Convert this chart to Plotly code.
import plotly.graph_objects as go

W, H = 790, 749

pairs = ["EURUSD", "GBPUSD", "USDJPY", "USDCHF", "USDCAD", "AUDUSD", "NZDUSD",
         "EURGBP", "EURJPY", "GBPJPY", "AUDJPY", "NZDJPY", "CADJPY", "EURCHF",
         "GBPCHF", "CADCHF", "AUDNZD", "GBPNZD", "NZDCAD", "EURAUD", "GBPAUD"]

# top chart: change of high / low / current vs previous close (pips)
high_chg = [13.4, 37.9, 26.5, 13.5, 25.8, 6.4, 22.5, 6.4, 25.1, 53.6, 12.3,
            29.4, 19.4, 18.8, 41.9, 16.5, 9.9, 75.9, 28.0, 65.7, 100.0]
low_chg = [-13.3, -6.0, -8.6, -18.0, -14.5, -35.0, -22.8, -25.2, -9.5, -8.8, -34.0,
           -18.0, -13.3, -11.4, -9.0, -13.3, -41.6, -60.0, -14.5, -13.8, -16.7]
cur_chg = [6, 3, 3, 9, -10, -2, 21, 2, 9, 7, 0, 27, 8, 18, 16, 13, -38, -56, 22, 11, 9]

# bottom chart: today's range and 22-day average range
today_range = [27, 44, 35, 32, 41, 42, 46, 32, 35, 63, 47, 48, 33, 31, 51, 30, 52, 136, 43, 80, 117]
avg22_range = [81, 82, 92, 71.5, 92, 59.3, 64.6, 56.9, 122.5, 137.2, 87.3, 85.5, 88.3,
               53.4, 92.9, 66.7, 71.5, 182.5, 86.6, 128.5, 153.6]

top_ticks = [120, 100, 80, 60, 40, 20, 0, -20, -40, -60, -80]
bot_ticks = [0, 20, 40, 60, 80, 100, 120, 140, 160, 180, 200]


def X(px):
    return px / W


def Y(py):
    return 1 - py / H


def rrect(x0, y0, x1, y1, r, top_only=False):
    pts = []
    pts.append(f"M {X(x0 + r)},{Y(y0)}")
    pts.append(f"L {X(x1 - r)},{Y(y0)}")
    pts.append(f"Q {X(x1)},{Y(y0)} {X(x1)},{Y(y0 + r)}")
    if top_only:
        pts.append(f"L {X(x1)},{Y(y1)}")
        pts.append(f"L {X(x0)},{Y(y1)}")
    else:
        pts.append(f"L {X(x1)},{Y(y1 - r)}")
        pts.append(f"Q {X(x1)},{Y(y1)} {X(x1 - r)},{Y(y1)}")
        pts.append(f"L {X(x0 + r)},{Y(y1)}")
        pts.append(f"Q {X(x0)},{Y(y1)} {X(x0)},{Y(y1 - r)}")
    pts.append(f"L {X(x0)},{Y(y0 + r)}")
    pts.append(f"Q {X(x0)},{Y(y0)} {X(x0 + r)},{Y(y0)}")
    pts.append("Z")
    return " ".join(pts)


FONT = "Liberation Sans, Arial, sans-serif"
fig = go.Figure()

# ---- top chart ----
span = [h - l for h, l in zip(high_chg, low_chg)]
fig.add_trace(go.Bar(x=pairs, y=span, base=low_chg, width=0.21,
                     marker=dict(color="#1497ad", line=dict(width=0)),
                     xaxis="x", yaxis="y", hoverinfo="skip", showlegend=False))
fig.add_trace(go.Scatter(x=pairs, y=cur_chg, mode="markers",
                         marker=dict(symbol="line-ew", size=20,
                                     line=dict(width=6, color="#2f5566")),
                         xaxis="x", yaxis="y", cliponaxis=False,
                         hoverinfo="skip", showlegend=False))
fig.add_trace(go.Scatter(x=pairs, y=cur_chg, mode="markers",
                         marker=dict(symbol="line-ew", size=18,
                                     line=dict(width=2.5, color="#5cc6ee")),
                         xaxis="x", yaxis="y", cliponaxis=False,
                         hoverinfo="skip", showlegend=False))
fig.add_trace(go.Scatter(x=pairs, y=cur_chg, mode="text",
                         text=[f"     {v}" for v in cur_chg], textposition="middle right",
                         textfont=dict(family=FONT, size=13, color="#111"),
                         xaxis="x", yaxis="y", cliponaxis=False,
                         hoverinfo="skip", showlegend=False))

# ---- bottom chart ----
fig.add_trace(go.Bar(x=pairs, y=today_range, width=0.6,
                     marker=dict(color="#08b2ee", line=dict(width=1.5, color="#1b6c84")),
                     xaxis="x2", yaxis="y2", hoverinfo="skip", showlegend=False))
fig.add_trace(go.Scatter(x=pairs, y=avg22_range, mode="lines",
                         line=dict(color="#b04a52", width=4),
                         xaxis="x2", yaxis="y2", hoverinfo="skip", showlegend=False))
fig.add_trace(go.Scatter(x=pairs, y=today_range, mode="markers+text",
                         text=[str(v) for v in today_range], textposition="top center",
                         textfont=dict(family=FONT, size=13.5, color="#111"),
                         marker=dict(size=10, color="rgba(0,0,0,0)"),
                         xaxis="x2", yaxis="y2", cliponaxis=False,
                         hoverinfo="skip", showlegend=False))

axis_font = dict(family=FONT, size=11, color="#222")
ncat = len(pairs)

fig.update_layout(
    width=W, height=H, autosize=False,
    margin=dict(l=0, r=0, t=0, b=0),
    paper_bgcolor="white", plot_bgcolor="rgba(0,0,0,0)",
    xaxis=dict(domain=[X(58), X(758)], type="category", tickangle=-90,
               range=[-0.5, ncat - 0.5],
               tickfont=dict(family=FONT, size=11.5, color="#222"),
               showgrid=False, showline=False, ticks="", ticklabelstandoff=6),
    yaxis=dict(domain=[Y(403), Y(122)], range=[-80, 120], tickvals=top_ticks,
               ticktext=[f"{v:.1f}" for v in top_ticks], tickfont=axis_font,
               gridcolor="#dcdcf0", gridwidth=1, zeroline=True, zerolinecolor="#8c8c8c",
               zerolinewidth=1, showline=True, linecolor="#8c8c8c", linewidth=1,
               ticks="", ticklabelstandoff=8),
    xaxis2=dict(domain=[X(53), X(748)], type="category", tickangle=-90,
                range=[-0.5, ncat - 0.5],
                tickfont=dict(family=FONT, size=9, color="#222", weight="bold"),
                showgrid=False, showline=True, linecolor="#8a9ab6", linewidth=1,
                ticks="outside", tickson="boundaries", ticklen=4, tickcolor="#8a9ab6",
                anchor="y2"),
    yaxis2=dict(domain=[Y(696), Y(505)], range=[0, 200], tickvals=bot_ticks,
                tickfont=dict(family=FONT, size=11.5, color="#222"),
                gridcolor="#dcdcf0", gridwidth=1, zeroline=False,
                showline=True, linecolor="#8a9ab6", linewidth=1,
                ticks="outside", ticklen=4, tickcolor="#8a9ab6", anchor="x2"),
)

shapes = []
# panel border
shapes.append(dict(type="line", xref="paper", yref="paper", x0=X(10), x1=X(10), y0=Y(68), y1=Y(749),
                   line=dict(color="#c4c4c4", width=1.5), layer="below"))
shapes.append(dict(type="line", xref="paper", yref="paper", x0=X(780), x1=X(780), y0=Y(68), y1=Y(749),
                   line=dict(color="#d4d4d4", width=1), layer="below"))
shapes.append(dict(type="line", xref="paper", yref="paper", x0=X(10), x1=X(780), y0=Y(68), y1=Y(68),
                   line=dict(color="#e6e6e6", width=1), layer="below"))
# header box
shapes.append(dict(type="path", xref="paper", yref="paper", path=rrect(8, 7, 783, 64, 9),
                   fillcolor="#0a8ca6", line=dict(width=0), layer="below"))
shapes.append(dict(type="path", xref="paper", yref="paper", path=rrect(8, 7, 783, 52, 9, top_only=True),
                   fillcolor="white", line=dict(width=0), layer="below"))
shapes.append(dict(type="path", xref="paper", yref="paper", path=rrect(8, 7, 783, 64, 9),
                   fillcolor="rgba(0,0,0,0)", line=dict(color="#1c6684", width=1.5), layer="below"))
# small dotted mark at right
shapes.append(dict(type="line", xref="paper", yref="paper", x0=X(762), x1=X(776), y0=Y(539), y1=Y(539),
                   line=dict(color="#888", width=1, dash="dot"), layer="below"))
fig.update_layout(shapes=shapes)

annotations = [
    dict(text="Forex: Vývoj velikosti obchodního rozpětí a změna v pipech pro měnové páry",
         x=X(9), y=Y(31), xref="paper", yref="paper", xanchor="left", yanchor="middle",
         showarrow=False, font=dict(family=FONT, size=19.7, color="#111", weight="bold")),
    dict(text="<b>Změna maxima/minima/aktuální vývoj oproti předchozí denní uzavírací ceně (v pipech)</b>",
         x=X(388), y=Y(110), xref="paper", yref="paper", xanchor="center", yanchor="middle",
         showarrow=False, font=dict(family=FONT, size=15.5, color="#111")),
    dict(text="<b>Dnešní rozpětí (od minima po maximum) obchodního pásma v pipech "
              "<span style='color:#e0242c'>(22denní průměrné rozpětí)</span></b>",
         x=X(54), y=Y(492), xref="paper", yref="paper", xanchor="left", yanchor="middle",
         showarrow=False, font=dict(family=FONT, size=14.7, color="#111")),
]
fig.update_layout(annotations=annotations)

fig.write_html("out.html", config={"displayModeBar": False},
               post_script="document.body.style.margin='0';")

§ Goal:
Everything from the first line of the material through the line containing "return px / W" is to be printed exactly; lines after that are to be left out.

§ Written response:
Convert this chart to Plotly code.
import plotly.graph_objects as go

W, H = 790, 749

pairs = ["EURUSD", "GBPUSD", "USDJPY", "USDCHF", "USDCAD", "AUDUSD", "NZDUSD",
         "EURGBP", "EURJPY", "GBPJPY", "AUDJPY", "NZDJPY", "CADJPY", "EURCHF",
         "GBPCHF", "CADCHF", "AUDNZD", "GBPNZD", "NZDCAD", "EURAUD", "GBPAUD"]

# top chart: change of high / low / current vs previous close (pips)
high_chg = [13.4, 37.9, 26.5, 13.5, 25.8, 6.4, 22.5, 6.4, 25.1, 53.6, 12.3,
            29.4, 19.4, 18.8, 41.9, 16.5, 9.9, 75.9, 28.0, 65.7, 100.0]
low_chg = [-13.3, -6.0, -8.6, -18.0, -14.5, -35.0, -22.8, -25.2, -9.5, -8.8, -34.0,
           -18.0, -13.3, -11.4, -9.0, -13.3, -41.6, -60.0, -14.5, -13.8, -16.7]
cur_chg = [6, 3, 3, 9, -10, -2, 21, 2, 9, 7, 0, 27, 8, 18, 16, 13, -38, -56, 22, 11, 9]

# bottom chart: today's range and 22-day average range
today_range = [27, 44, 35, 32, 41, 42, 46, 32, 35, 63, 47, 48, 33, 31, 51, 30, 52, 136, 43, 80, 117]
avg22_range = [81, 82, 92, 71.5, 92, 59.3, 64.6, 56.9, 122.5, 137.2, 87.3, 85.5, 88.3,
               53.4, 92.9, 66.7, 71.5, 182.5, 86.6, 128.5, 153.6]

top_ticks = [120, 100, 80, 60, 40, 20, 0, -20, -40, -60, -80]
bot_ticks = [0, 20, 40, 60, 80, 100, 120, 140, 160, 180, 200]


def X(px):
    return px / W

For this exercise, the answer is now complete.